◆ GIVEN REQUEST:
Transcribe all of the material exactly, except for its pictures.

◆ MATERIAL PROVIDED:
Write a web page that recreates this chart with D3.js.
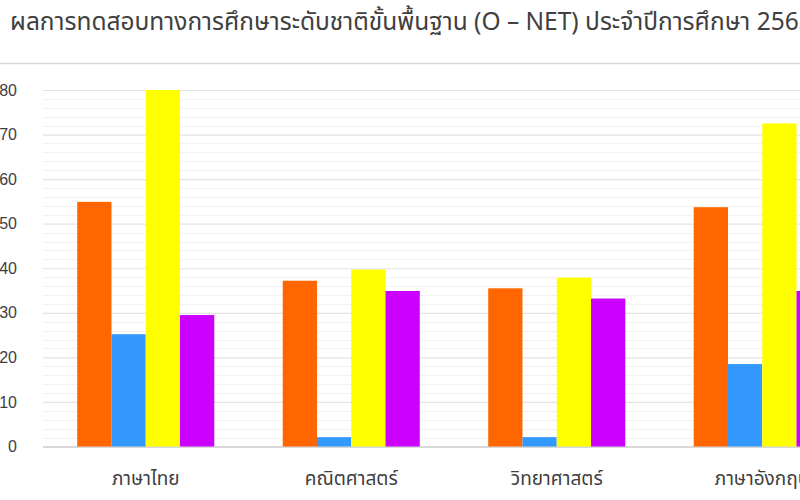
<!DOCTYPE html>
<html>
<head>
<meta charset="utf-8">
<script src="https://cdn.jsdelivr.net/npm/d3@7"></script>
<style>
html,body{margin:0;padding:0;background:#fff;overflow:hidden;}
svg{display:block;}
</style>
</head>
<body>
<svg id="chart" width="800" height="500"></svg>
<script>
const titleText = "ผลการทดสอบทางการศึกษาระดับชาติขั้นพื้นฐาน (O – NET) ประจำปีการศึกษา 2563";
const categories = ["ภาษาไทย", "คณิตศาสตร์", "วิทยาศาสตร์", "ภาษาอังกฤษ"];
const seriesNames = ["s1", "s2", "s3", "s4"];
const seriesColors = ["#FF6600", "#3399FF", "#FFFF00", "#CC00FF"];
const series1 = [54.9, 37.2, 35.5, 53.7];
const series2 = [25.2, 2.1, 2.1, 18.5];
const series3 = [80.0, 39.7, 37.9, 72.5];
const series4 = [29.5, 34.9, 33.2, 34.9];
const yTicks = [0, 10, 20, 30, 40, 50, 60, 70, 80];
const yMinorTicks = d3.range(0, 81, 2);

const svg = d3.select("#chart");
const thaiFont = "'Noto Sans Thai','Leelawadee UI','Tahoma','Noto Sans',sans-serif";

const y = d3.scaleLinear().domain([0, 80]).range([446.5, 90]);
const x = d3.scaleBand().domain(categories).range([43, 865]).paddingInner(0.333).paddingOuter(0.1665);
const xs = d3.scaleBand().domain(seriesNames).range([0, x.bandwidth()]);

// title
svg.append("text").attr("x", 10).attr("y", 30)
  .attr("font-family", thaiFont).attr("font-size", 24.5).attr("fill", "#404040")
  .text(titleText);

// top border line
svg.append("line").attr("x1", 0).attr("x2", 800).attr("y1", 63.5).attr("y2", 63.5)
  .attr("stroke", "#d9d9d9").attr("stroke-width", 1.5);

// minor gridlines
svg.append("g").selectAll("line").data(yMinorTicks.filter(v => v % 10 !== 0)).join("line")
  .attr("x1", 43).attr("x2", 800)
  .attr("y1", d => Math.round(y(d)) + 0.5).attr("y2", d => Math.round(y(d)) + 0.5)
  .attr("stroke", "#f2f2f2").attr("stroke-width", 1);

// major gridlines via axis
const yAxis = d3.axisLeft(y).tickValues(yTicks).tickSize(-(800 - 43)).tickPadding(26).tickFormat(d3.format("d"));
const gy = svg.append("g").attr("transform", "translate(43,0)").call(yAxis);
gy.select(".domain").remove();
gy.selectAll(".tick line").attr("stroke", d => d === 0 ? "#d9d9d9" : "#e3e3e3").attr("stroke-width", d => d === 0 ? 2 : 1.2);
gy.selectAll(".tick text").attr("font-family", "'Liberation Sans', Arial, sans-serif").attr("font-size", 16).attr("fill", "#404040");

// bars
const data = [series1, series2, series3, series4];
const groups = svg.append("g").selectAll("g").data(categories).join("g")
  .attr("transform", d => `translate(${x(d)},0)`);
groups.selectAll("rect").data((c, i) => data.map((s, j) => ({ key: seriesNames[j], v: s[i], color: seriesColors[j] }))).join("rect")
  .attr("x", d => xs(d.key))
  .attr("width", xs.bandwidth())
  .attr("y", d => y(d.v))
  .attr("height", d => y(0) - y(d.v))
  .attr("fill", d => d.color);

// category labels
const xAxis = d3.axisBottom(x).tickSize(0).tickPadding(25);
const gx = svg.append("g").attr("transform", "translate(0,446.5)").call(xAxis);
gx.select(".domain").remove();
gx.selectAll(".tick text").attr("font-family", thaiFont).attr("font-size", 19).attr("fill", "#404040");
</script>
</body>
</html>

◆ TASK RESULT:
Write a web page that recreates this chart with D3.js.
<!DOCTYPE html>
<html>
<head>
<meta charset="utf-8">
<script src="https://cdn.jsdelivr.net/npm/d3@7"></script>
<style>
html,body{margin:0;padding:0;background:#fff;overflow:hidden;}
svg{display:block;}
</style>
</head>
<body>
<svg id="chart" width="800" height="500"></svg>
<script>
const titleText = "ผลการทดสอบทางการศึกษาระดับชาติขั้นพื้นฐาน (O – NET) ประจำปีการศึกษา 2563";
const categories = ["ภาษาไทย", "คณิตศาสตร์", "วิทยาศาสตร์", "ภาษาอังกฤษ"];
const seriesNames = ["s1", "s2", "s3", "s4"];
const seriesColors = ["#FF6600", "#3399FF", "#FFFF00", "#CC00FF"];
const series1 = [54.9, 37.2, 35.5, 53.7];
const series2 = [25.2, 2.1, 2.1, 18.5];
const series3 = [80.0, 39.7, 37.9, 72.5];
const series4 = [29.5, 34.9, 33.2, 34.9];
const yTicks = [0, 10, 20, 30, 40, 50, 60, 70, 80];
const yMinorTicks = d3.range(0, 81, 2);

const svg = d3.select("#chart");
const thaiFont = "'Noto Sans Thai','Leelawadee UI','Tahoma','Noto Sans',sans-serif";

const y = d3.scaleLinear().domain([0, 80]).range([446.5, 90]);
const x = d3.scaleBand().domain(categories).range([43, 865]).paddingInner(0.333).paddingOuter(0.1665);
const xs = d3.scaleBand().domain(seriesNames).range([0, x.bandwidth()]);

// title
svg.append("text").attr("x", 10).attr("y", 30)
  .attr("font-family", thaiFont).attr("font-size", 24.5).attr("fill", "#404040")
  .text(titleText);

// top border line
svg.append("line").attr("x1", 0).attr("x2", 800).attr("y1", 63.5).attr("y2", 63.5)
  .attr("stroke", "#d9d9d9").attr("stroke-width", 1.5);

// minor gridlines
svg.append("g").selectAll("line").data(yMinorTicks.filter(v => v % 10 !== 0)).join("line")
  .attr("x1", 43).attr("x2", 800)
  .attr("y1", d => Math.round(y(d)) + 0.5).attr("y2", d => Math.round(y(d)) + 0.5)
  .attr("stroke", "#f2f2f2").attr("stroke-width", 1);

// major gridlines via axis
const yAxis = d3.axisLeft(y).tickValues(yTicks).tickSize(-(800 - 43)).tickPadding(26).tickFormat(d3.format("d"));
const gy = svg.append("g").attr("transform", "translate(43,0)").call(yAxis);
gy.select(".domain").remove();
gy.selectAll(".tick line").attr("stroke", d => d === 0 ? "#d9d9d9" : "#e3e3e3").attr("stroke-width", d => d === 0 ? 2 : 1.2);
gy.selectAll(".tick text").attr("font-family", "'Liberation Sans', Arial, sans-serif").attr("font-size", 16).attr("fill", "#404040");

// bars
const data = [series1, series2, series3, series4];
const groups = svg.append("g").selectAll("g").data(categories).join("g")
  .attr("transform", d => `translate(${x(d)},0)`);
groups.selectAll("rect").data((c, i) => data.map((s, j) => ({ key: seriesNames[j], v: s[i], color: seriesColors[j] }))).join("rect")
  .attr("x", d => xs(d.key))
  .attr("width", xs.bandwidth())
  .attr("y", d => y(d.v))
  .attr("height", d => y(0) - y(d.v))
  .attr("fill", d => d.color);

// category labels
const xAxis = d3.axisBottom(x).tickSize(0).tickPadding(25);
const gx = svg.append("g").attr("transform", "translate(0,446.5)").call(xAxis);
gx.select(".domain").remove();
gx.selectAll(".tick text").attr("font-family", thaiFont).attr("font-size", 19).attr("fill", "#404040");
</script>
</body>
</html>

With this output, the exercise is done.